- Born: 19 January 1989 United Kingdom
- Occupation: Actor
- Years active: 2004–present

= Calum MacNab =

British actor

Calum MacNab (born 19 January 1989) is a British actor best known for playing Raff in The Football Factory (2004) and the lead character Dom in The Firm (2009). His career has spanned cinema and television, frequently within gritty British crime and coming-of-age dramas.

==Early life and training==
MacNab was born in the UK, became interested in acting whilst he studyed performing arts at the Miskin Theatre, Dartford.

==Career==
MacNab made his screen debut opposite Danny Dyer in a cult hooligan film directed by Nick Love, in The Football Factory (2004). The performance led to further roles in British gangster cinema, including Octane (2007), and Rise of the Footsoldier (2007). MacNab reunited with Nick Love to play the lead role of Dom in a remake of the 1989 film of the same name The Firm (2009).

On television he has appeared in long-running police drama The Bill, portrayed Jason Foley in the ITV film Ahead of the Class (2005), and played the young Roy Slater in the sitcom prequel Rock & Chips (2010).

In 2012, he portrayed Mark “Bax” Baxter an unemployed print worker who forms a syndicate to own a racehorse in Outside Bet (2012).
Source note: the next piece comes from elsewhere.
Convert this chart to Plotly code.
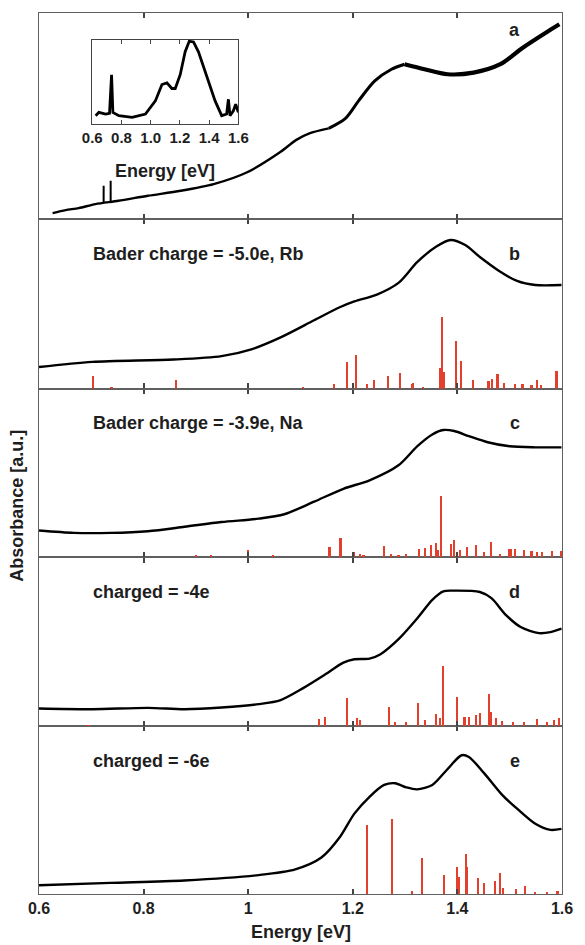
import plotly.graph_objects as go

# ---------------- Panel a: experimental spectrum ----------------
exp_energy = [0.626, 0.651, 0.676, 0.708, 0.752, 0.808, 0.871, 0.934, 0.997, 1.060, 1.092,
              1.117, 1.154, 1.186, 1.211, 1.242, 1.274, 1.299, 1.337, 1.381, 1.431, 1.482,
              1.525, 1.569, 1.595]
exp_absorb = [5.7, 8.7, 10.7, 14.7, 18.0, 23.0, 28.0, 34.7, 46.3, 66.3, 79.0,
              85.5, 90.5, 100.5, 118.0, 138.0, 149.7, 154.7, 149.7, 144.7, 146.3, 154.7,
              171.3, 186.3, 194.7]
# narrow sharp features in the experimental spectrum
spike_energy = [0.7236, 0.737]
spike_base = [16.5, 17.5]
spike_peak = [33.0, 38.0]

# inset (difference spectrum)
inset_energy = [0.623, 0.645, 0.691, 0.718, 0.732, 0.741, 0.782, 0.873, 0.964, 1.032, 1.077,
                1.111, 1.145, 1.168, 1.202, 1.236, 1.264, 1.293, 1.327, 1.373, 1.441, 1.486,
                1.520, 1.532, 1.543, 1.566, 1.582, 1.600]
inset_signal = [25, 35, 30, 32, 150, 35, 25, 20, 30, 70, 120,
                125, 108, 108, 150, 220, 252, 250, 220, 160, 70, 25,
                30, 75, 25, 40, 60, 35]

# ---------------- Panel b ----------------
b_energy = [0.600, 0.702, 0.857, 0.949, 1.006, 1.062, 1.126, 1.175, 1.203, 1.246, 1.288,
            1.323, 1.359, 1.387, 1.415, 1.443, 1.479, 1.514, 1.549, 1.599]
b_absorb = [63, 78, 85, 95, 115, 150, 200, 238, 255, 275, 310,
            370, 415, 435, 420, 385, 345, 315, 303, 303]
b_stick_e = [0.703, 0.739, 0.862, 1.105, 1.165, 1.189, 1.207, 1.227, 1.241, 1.267, 1.290,
             1.313, 1.316, 1.334, 1.368, 1.371, 1.374, 1.398, 1.408, 1.431, 1.460, 1.467,
             1.477, 1.489, 1.511, 1.525, 1.542, 1.553, 1.560, 1.590]
b_stick_h = [38, 3, 25, 4, 15, 78, 100, 13, 25, 38, 45,
             15, 18, 5, 62, 210, 50, 140, 80, 27, 22, 30,
             42, 18, 13, 13, 10, 27, 10, 52]

# ---------------- Panel c ----------------
c_energy = [0.600, 0.667, 0.737, 0.808, 0.878, 0.949, 1.020, 1.069, 1.126, 1.182, 1.232,
            1.288, 1.323, 1.352, 1.373, 1.394, 1.422, 1.458, 1.500, 1.549, 1.599]
c_absorb = [79, 72, 72, 77, 90, 104, 114, 127, 164, 202, 227,
            272, 327, 362, 375, 372, 357, 339, 327, 324, 324]
c_stick_e = [0.667, 0.801, 0.900, 0.930, 1.000, 1.048, 1.156, 1.177, 1.203, 1.214, 1.221,
             1.260, 1.274, 1.288, 1.302, 1.327, 1.338, 1.350, 1.359, 1.364, 1.369, 1.388,
             1.394, 1.406, 1.419, 1.436, 1.451, 1.465, 1.482, 1.500, 1.503, 1.511, 1.528,
             1.542, 1.553, 1.563, 1.581, 1.599]
c_stick_h = [2, 7, 9, 9, 22, 9, 32, 57, 17, 12, 7,
             34, 12, 9, 12, 27, 29, 39, 45, 22, 182, 42,
             52, 22, 32, 37, 17, 47, 12, 25, 25, 25, 22,
             19, 17, 17, 19, 20]

# ---------------- Panel d ----------------
d_energy = [0.600, 0.702, 0.808, 0.878, 0.949, 1.020, 1.062, 1.105, 1.147, 1.182, 1.203,
            1.232, 1.253, 1.288, 1.323, 1.352, 1.373, 1.394, 1.443, 1.465, 1.493, 1.521,
            1.556, 1.578, 1.599]
d_absorb = [52, 50, 54, 50, 55, 65, 77, 112, 152, 187, 197,
            199, 212, 257, 317, 372, 397, 399, 395, 377, 327, 292,
            274, 277, 287]
d_stick_e = [0.695, 0.801, 1.136, 1.147, 1.189, 1.209, 1.214, 1.270, 1.281, 1.302, 1.325,
             1.338, 1.359, 1.367, 1.373, 1.400, 1.414, 1.422, 1.436, 1.443, 1.461, 1.465,
             1.475, 1.486, 1.507, 1.528, 1.553, 1.571, 1.585, 1.595]
d_stick_h = [2, 4, 20, 25, 82, 22, 17, 55, 12, 10, 67,
             17, 34, 22, 175, 85, 27, 27, 32, 37, 95, 42,
             22, 14, 10, 12, 20, 12, 17, 22]

# ---------------- Panel e ----------------
e_energy = [0.600, 0.737, 0.878, 1.020, 1.090, 1.140, 1.175, 1.203, 1.232, 1.260, 1.281,
            1.302, 1.323, 1.352, 1.380, 1.408, 1.422, 1.451, 1.486, 1.514, 1.549, 1.578, 1.599]
e_absorb = [26, 33, 40, 56, 73, 108, 168, 238, 288, 323, 328,
            316, 310, 323, 368, 411, 406, 358, 293, 253, 208, 190, 193]
e_stick_e = [1.227, 1.276, 1.313, 1.333, 1.375, 1.400, 1.403, 1.417, 1.419, 1.440, 1.451,
             1.472, 1.482, 1.487, 1.512, 1.530, 1.549, 1.571, 1.592]
e_stick_h = [203, 221, 8, 106, 56, 78, 50, 118, 80, 48, 31,
             38, 61, 18, 13, 23, 5, 5, 8]

panel_letters = ["a", "b", "c", "d", "e"]
panel_texts = ["", "Bader charge = -5.0e, Rb", "Bader charge = -3.9e, Na",
               "charged = -4e", "charged = -6e"]
x_tick_vals = [0.6, 0.8, 1.0, 1.2, 1.4, 1.6]
x_tick_text = ["0.6", "0.8", "1", "1.2", "1.4", "1.6"]
inset_tick_text = ["0.6", "0.8", "1.0", "1.2", "1.4", "1.6"]

FONT = "Liberation Sans, Arial, Helvetica, sans-serif"
TXT = "#1e1e1e"
RED = "#e2402c"
AX = "#606060"

W, H = 585, 945
ML, MR, MT, MB = 39, 16, 12, 51
plot_h = H - MT - MB
plot_w = W - ML - MR


def ydom(top_px, bot_px):
    return [(H - MB - bot_px) / plot_h, (H - MB - top_px) / plot_h]


def xdom(left_px, right_px):
    return [(left_px - ML) / plot_w, (right_px - ML) / plot_w]


# panel pixel boundaries (top, bottom)
bounds = {"a": (12, 218), "b": (218, 388), "c": (388, 557), "d": (557, 726), "e": (726, 894)}
axis_id = {"e": "", "d": "2", "c": "3", "b": "4", "a": "5"}

fig = go.Figure()


def add_line(x, y, aid, width, shape="spline"):
    line = dict(color="black", width=width, shape=shape)
    if shape == "spline":
        line["smoothing"] = 0.8
    fig.add_trace(go.Scatter(x=x, y=y, mode="lines", xaxis="x" + aid, yaxis="y" + aid,
                             line=line, showlegend=False, hoverinfo="skip"))


def add_sticks(x, h, aid):
    fig.add_trace(go.Bar(x=x, y=h, xaxis="x" + aid, yaxis="y" + aid, width=0.0032,
                         marker=dict(color=RED, line=dict(width=0)),
                         showlegend=False, hoverinfo="skip"))


# panel a: segments of growing noise thickness
seg_low = [(e, v) for e, v in zip(exp_energy, exp_absorb) if e <= 1.16]
seg_mid = [(e, v) for e, v in zip(exp_energy, exp_absorb) if 1.15 <= e <= 1.31]
seg_high = [(e, v) for e, v in zip(exp_energy, exp_absorb) if e >= 1.29]
for seg, w in [(seg_low, 2.4), (seg_mid, 3.0), (seg_high, 4.2)]:
    add_line([s[0] for s in seg], [s[1] for s in seg], "5", w)
sx, sy = [], []
for e, b0, p0 in zip(spike_energy, spike_base, spike_peak):
    sx += [e, e, None]
    sy += [b0, p0, None]
fig.add_trace(go.Scatter(x=sx, y=sy, mode="lines", xaxis="x5", yaxis="y5",
                         line=dict(color="black", width=2), showlegend=False, hoverinfo="skip"))

for aid, xe, ya in [("4", b_energy, b_absorb), ("3", c_energy, c_absorb),
                    ("2", d_energy, d_absorb), ("", e_energy, e_absorb)]:
    add_line(xe, ya, aid, 2.4)
for aid, se, sh in [("4", b_stick_e, b_stick_h), ("3", c_stick_e, c_stick_h),
                    ("2", d_stick_e, d_stick_h), ("", e_stick_e, e_stick_h)]:
    add_sticks(se, sh, aid)

# inset
fig.add_trace(go.Scatter(x=inset_energy, y=inset_signal, mode="lines", xaxis="x6", yaxis="y6",
                         line=dict(color="black", width=2.8), showlegend=False, hoverinfo="skip"))

layout = dict(width=W, height=H, margin=dict(l=ML, r=MR, t=MT, b=MB),
              paper_bgcolor="white", plot_bgcolor="white", bargap=0, barmode="overlay",
              font=dict(family=FONT, color=TXT, size=14))

for p in panel_letters:
    aid = axis_id[p]
    top, bot = bounds[p]
    xa = dict(range=[0.6, 1.6], domain=[0, 1], anchor="y" + aid, showgrid=False, zeroline=False,
              showline=True, linecolor=AX, linewidth=1.3, mirror="ticks",
              ticks="inside", ticklen=5, tickwidth=1.6, tickcolor="#444",
              tickvals=x_tick_vals, ticktext=x_tick_text,
              showticklabels=(p == "e"),
              tickfont=dict(family=FONT, size=16, color=TXT, weight="bold"))
    if aid != "":
        xa["matches"] = "x"
    rng = [0, 206] if p == "a" else [0, 497]
    ya = dict(range=rng, domain=ydom(top, bot), anchor="x" + aid, showgrid=False, zeroline=False,
              showline=True, linecolor=AX, linewidth=1.3, mirror=True, ticks="",
              showticklabels=False)
    layout["xaxis" + aid] = xa
    layout["yaxis" + aid] = ya

# inset axes: box px x 93..241, y 39..123
layout["xaxis6"] = dict(range=[0.6, 1.6], domain=xdom(93, 241),
                        anchor="y6", showgrid=False, zeroline=False, showline=True, linecolor="#444",
                        linewidth=1.3, mirror="ticks", ticks="inside", ticklen=4, tickwidth=1.3,
                        tickcolor="#444", tickvals=x_tick_vals, ticktext=inset_tick_text,
                        tickfont=dict(family=FONT, size=15, color=TXT, weight="bold"))
layout["yaxis6"] = dict(range=[0, 256], domain=ydom(39, 123), anchor="x6", showgrid=False,
                        zeroline=False, showline=True, linecolor="#444", linewidth=1.3,
                        mirror=True, ticks="", showticklabels=False)

ann = []
for p, txt in zip(panel_letters, panel_texts):
    aid = axis_id[p]
    ydomref = "y" + aid + " domain"
    yl = 0.917 if p == "a" else 0.795
    ann.append(dict(text=p, x=1.51, y=yl, xref="x" + aid, yref=ydomref, showarrow=False,
                    xanchor="center", yanchor="middle",
                    font=dict(family=FONT, size=18, color=TXT, weight="bold")))
    if txt:
        ann.append(dict(text=txt, x=0.70, y=0.795, xref="x" + aid, yref=ydomref, showarrow=False,
                        xanchor="left", yanchor="middle",
                        font=dict(family=FONT, size=18, color=TXT, weight="bold")))

ann.append(dict(text="Energy [eV]", x=(305 - ML) / plot_w, y=(H - MB - 932) / plot_h,
                xref="paper", yref="paper", showarrow=False, xanchor="center", yanchor="middle",
                font=dict(family=FONT, size=18, color=TXT, weight="bold")))
ann.append(dict(text="Absorbance [a.u.]", x=(17 - ML) / plot_w, y=(H - MB - 505) / plot_h,
                xref="paper", yref="paper", showarrow=False, xanchor="center", yanchor="middle",
                textangle=-90, font=dict(family=FONT, size=18, color=TXT, weight="bold")))
ann.append(dict(text="Energy [eV]", x=(167 - ML) / plot_w, y=(H - MB - 170) / plot_h,
                xref="paper", yref="paper", showarrow=False, xanchor="center", yanchor="middle",
                font=dict(family=FONT, size=18, color=TXT, weight="bold")))
layout["annotations"] = ann

fig.update_layout(**layout)
fig.write_html("out.html", config={"displayModeBar": False},
               post_script="document.body.style.margin='0';document.body.style.overflow='hidden';")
The film also starred Bob Hoskins, Jenny Agutter, Emily Atack, and Linda Robson.

In 2025, after a 13 year hiatus, MacNab returned to the London crime film genre, alongside Danny Dyer and Geoff Bell in Marching Powder (2025).

==Filmography==

===Film===
- The Football Factory (2004) – Raff
- Stoned (2005) – School Boy (uncredited)
- Octane (2007) – Wayne
- Rise of the Footsoldier (2007) – John Kennedy
- The Firm (2009) – Dom
- Man and Boy (short, 2010) – Alfie
- Just for the Record (2010) – Mark Nowlan
- The Decoy Bride (2011) – Journalist 3
- Outside Bet (2012) – Mark “Bax” Baxter
- Comedown (2012) – Gal
- Marching Powder (2025) – Kenny Boy

===Television===
- The Bill (2004–2005) – Youth / Jason Berridge (2 episodes)
- Ahead of the Class (2005, TV film) – Jason Foley
- Rock & Chips (2010) – Roy Slater (2 episodes)

==Reception and style==
Reviewers have noted MacNab’s ability to portray conflicted, working-class protagonists. My Weekender praised his “raw authenticity” and commitment to physical roles when discussing his performance in The Firm.